What is a Nonfinancial Asset
A nonfinancial asset is an asset with a physical value. Examples include real estate, equipment, machinery or a vehicle. A financial asset, on the other hand, has value based on a contractual claim, rather than a physical net worth, and includes stocks, bonds and bank deposits. Financial assets are generally easier to sell than nonfinancial assets, because these assets trade on exchanges each business day.
BREAKING DOWN Nonfinancial Asset
The value of a financial asset can be based on the value of a nonfinancial asset. For example, the value of a futures contract is based on the value of the commodities controlled by that contract. Commodities, which are tangible objects with inherent value, are an example of a nonfinancial asset, while futures contracts, which do not have inherent physical value, are an example of a financial asset.
Differences Between Nonfinancial Assets and Financial Assets
Financial and nonfinancial assets differ based on how the assets are bought and sold. Many financial assets, such as stocks and bonds, trade on exchanges and can be bought and sold on any business day, and the price to buy or sell these assets is easy to obtain. A nonfinancial asset, such as a piece of equipment or a vehicle, can be difficult to sell because there is not an active market of buyers and sellers that provides a price for the asset. Instead, many nonfinancial assets are sold when the seller finds a potential buyer and negotiates a sale price.
Financial assets and nonfinancial assets may be used as collateral to back a secured debt, standing in contrast to an unsecured debt, which is backed by the borrower's ability to pay. One factor that makes a form of collateral more attractive to the lender is the ability to quickly sell the asset if the borrower fails to make principal or interest payments. A financial asset that trades on an exchange, like a stock or bond, is easier to sell than a nonfinancial asset, so a financial asset is more attractive to a lender.

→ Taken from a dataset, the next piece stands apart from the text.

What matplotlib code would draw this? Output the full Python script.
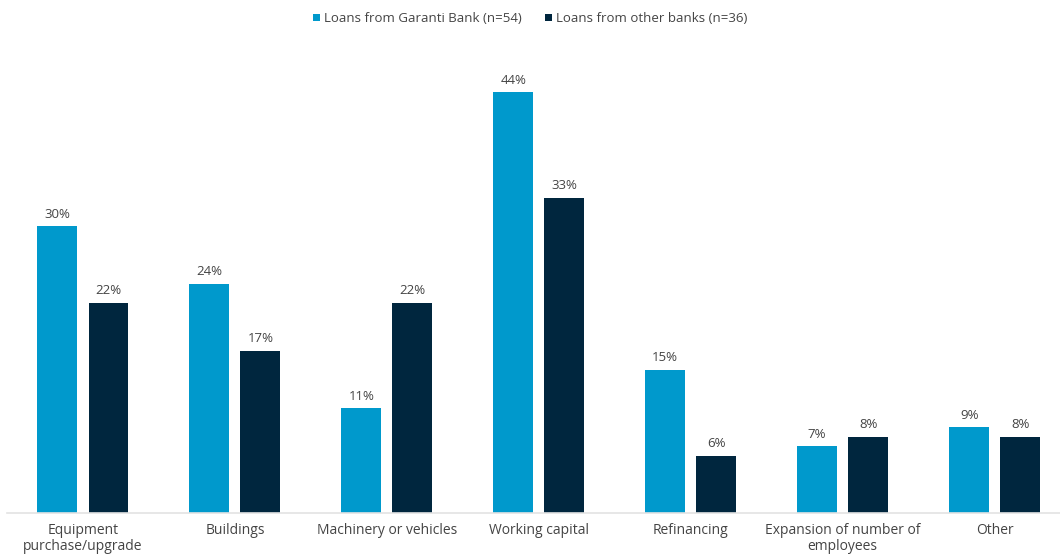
import numpy as np
import matplotlib
matplotlib.use('Agg')
import matplotlib.pyplot as plt

categories = ['Equipment\npurchase/upgrade', 'Buildings', 'Machinery or vehicles',
              'Working capital', 'Refinancing', 'Expansion of number of\nemployees', 'Other']
garanti = [30, 24, 11, 44, 15, 7, 9]
other_banks = [22, 17, 22, 33, 6, 8, 8]
series_names = ['Loans from Garanti Bank (n=54)', 'Loans from other banks (n=36)']

BLUE = '#0099cc'
NAVY = '#00263e'
TEXT = '#444444'

plt.rcParams['font.family'] = ['Open Sans', 'DejaVu Sans']

fig = plt.figure(figsize=(10.6, 5.56), dpi=100)
ax = fig.add_axes([0.0066, 0.0773, 0.9934, 0.851])

x = np.arange(len(categories))
w = 0.263
off = 0.168
b1 = ax.bar(x - off, garanti, w, color=BLUE, label=series_names[0])
b2 = ax.bar(x + off, other_banks, w, color=NAVY, label=series_names[1])

for bars, vals in ((b1, garanti), (b2, other_banks)):
    for r, v in zip(bars, vals):
        ax.text(r.get_x() + r.get_width() / 2, v + 0.55, f'{v}%',
                ha='center', va='bottom', fontsize=9.5, color=TEXT)

ax.set_xlim(-0.5, 6.43)
ax.set_ylim(0, 49.5)
ax.set_xticks(x)
ax.set_xticklabels(categories, fontsize=10, color=TEXT, linespacing=1.15)
ax.tick_params(axis='x', length=0, pad=7)
ax.set_yticks([])
for s in ('top', 'right', 'left'):
    ax.spines[s].set_visible(False)
ax.spines['bottom'].set_color('#e3e3e3')
ax.spines['bottom'].set_linewidth(1.2)

fig.legend(handles=[b1, b2], labels=series_names, loc='center', bbox_to_anchor=(0.5, 0.966),
           ncol=2, frameon=False, fontsize=9.5, labelcolor=TEXT,
           handlelength=0.5, handleheight=0.5, handletextpad=0.3, columnspacing=1.8)

fig.savefig('out.png', dpi=100)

Assume, for example, that XYZ manufacturing needs a $100,000 line of credit to operate the business, and the firm puts up $60,000 in investments securities and a $40,000 piece of equipment as collateral for the loan. If XYZ does not make principal and interest payments on the loan and defaults, the lender can sell the $60,000 in financial assets quickly to cover the loss. Finding a buyer for the equipment, however, may take longer, so the nonfinancial asset is less attractive as collateral.